While the police and fire pension boards voted to accept the retirements, none of the three is giving up the job for now. Under the first selectman's powers to hire and fire town employees, they will be offered a chance to keep running Westport's emergency services.
"It's been 31 years and 11 months," said Ackley of his time leading Westport's firefighters. "It's been a good job, and a good place to work."
The retirements were prompted by a 20 percent jump in the cost of the three officials' health insurance. Under their contracts, all three are allowed to retire. If they stayed past the beginning of the fiscal year they would have to pay the increase. Retiring now, they protect their benefits.
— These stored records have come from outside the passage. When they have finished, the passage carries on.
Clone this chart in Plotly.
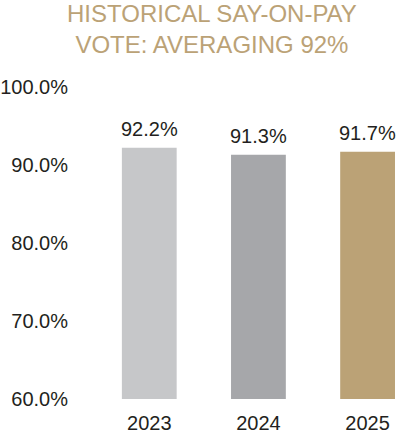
import plotly.graph_objects as go

years = ["2023", "2024", "2025"]
votes = [92.2, 91.3, 91.7]
bar_colors = ["#C6C7C9", "#A6A7AA", "#BBA276"]
y_ticks = [60, 70, 80, 90, 100]
title_lines = ["HISTORICAL SAY-ON-PAY", "VOTE: AVERAGING 92%"]

FONT = "Liberation Sans, Arial, sans-serif"
TXT = "#231F20"

fig = go.Figure(go.Bar(
    x=years, y=votes,
    marker=dict(color=bar_colors, line=dict(width=0)),
    width=0.502,
    cliponaxis=False,
    hoverinfo="x+y",
))

for i, v in enumerate(votes):
    fig.add_annotation(
        x=i, y=v, text=f"{v:.1f}%", showarrow=False,
        xanchor="center", yanchor="bottom", yshift=6,
        font=dict(family=FONT, size=20, color=TXT),
    )

fig.add_annotation(
    text="<br>".join(title_lines), showarrow=False,
    xref="paper", yref="paper", x=(212 - 76) / 321, y=1,
    xanchor="center", yanchor="bottom", yshift=27,
    font=dict(family=FONT, size=24, color="#BBA276"),
)

fig.update_layout(
    width=397, height=435,
    margin=dict(l=76, r=0, t=87, b=36, autoexpand=False),
    paper_bgcolor="white", plot_bgcolor="white",
    showlegend=False,
    xaxis=dict(
        type="category", range=[-0.6712, 2.2694], automargin=False,
        showgrid=False, zeroline=False, showline=False,
        ticks="outside", ticklen=6, tickcolor="rgba(0,0,0,0)",
        tickfont=dict(family=FONT, size=20, color=TXT),
    ),
    yaxis=dict(
        range=[60, 100], tickvals=y_ticks, automargin=False,
        ticktext=[f"{t:.1f}%" for t in y_ticks],
        showgrid=False, zeroline=False, showline=False,
        ticks="outside", ticklen=3, tickcolor="rgba(0,0,0,0)",
        tickfont=dict(family=FONT, size=20, color=TXT),
    ),
)

fig.write_html(
    "out.html",
    config={"displayModeBar": False},
    post_script="document.body.style.margin='0';document.body.style.overflow='hidden';",
)
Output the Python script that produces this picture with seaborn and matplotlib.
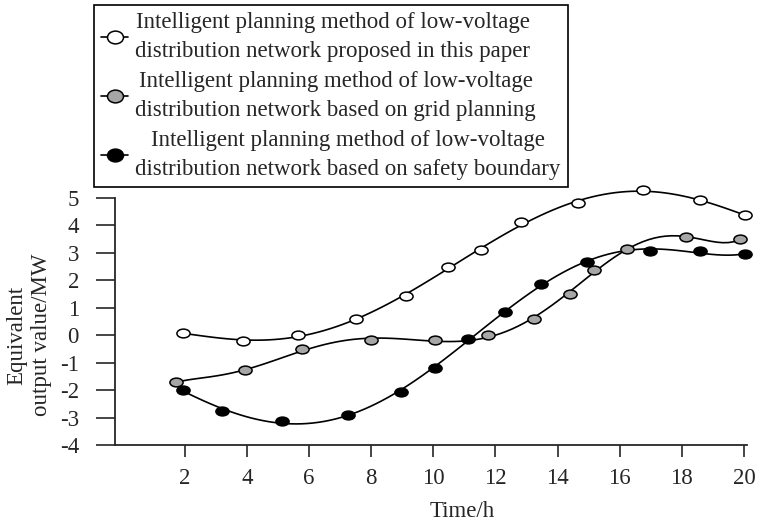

Few blame the chiefs for protecting themselves, but several are not happy about keeping them in their positions.
Don Bergmann voiced concerns that among other things keeping the trio hired under new contracts that do not accrue new benefits still blocks other officers from rising to the top slot in either department. There are also concerns about the SAFER program grant under which the town could hire eight more emergency personnel. As a chief architect of the grant, Ackley assured Bergmann that while there are some issues affecting the grant, his retirement will not.
"I think the big issue here is one of policy," said Bergmann. "My goal is to make the public aware. I don't want to blame the employees, but I do suspect this is bad for morale."
Ed Devlin, who has served as chief financial officer of several corporations, was less diplomatic. "These sort of sweetheart deals do not and would not occur in the private sector," said Devlin. In his world, when someone retires they take their benefits and clear the way for the next person in the chain. He said town policies that govern pensions and allow for the first selectman to keep on a retired individual in his or her same capacity need to be looked at. "These policies are unfair to the taxpayers and the lower members of the unions."
Ackley said that while he is expecting to stay on the job for now his decision to retire was not conditional on being offered a continuing contract. If the reworked contract doesn't come to pass, so be it. "Either way, I'm retired," he said. Under the proposed new plan the chiefs would not collect new benefits and would take a reduction in sick and vacation days. But they would receive a paycheck from the town while collecting their pension benefits. He said he wasn't surprised the firefighter's union voted against accepting the retirement conditions.
Joseloff told the pension board he was comfortable with the chiefs' retirements. "As of today, they are full-time employees but not under the pension plan," he said.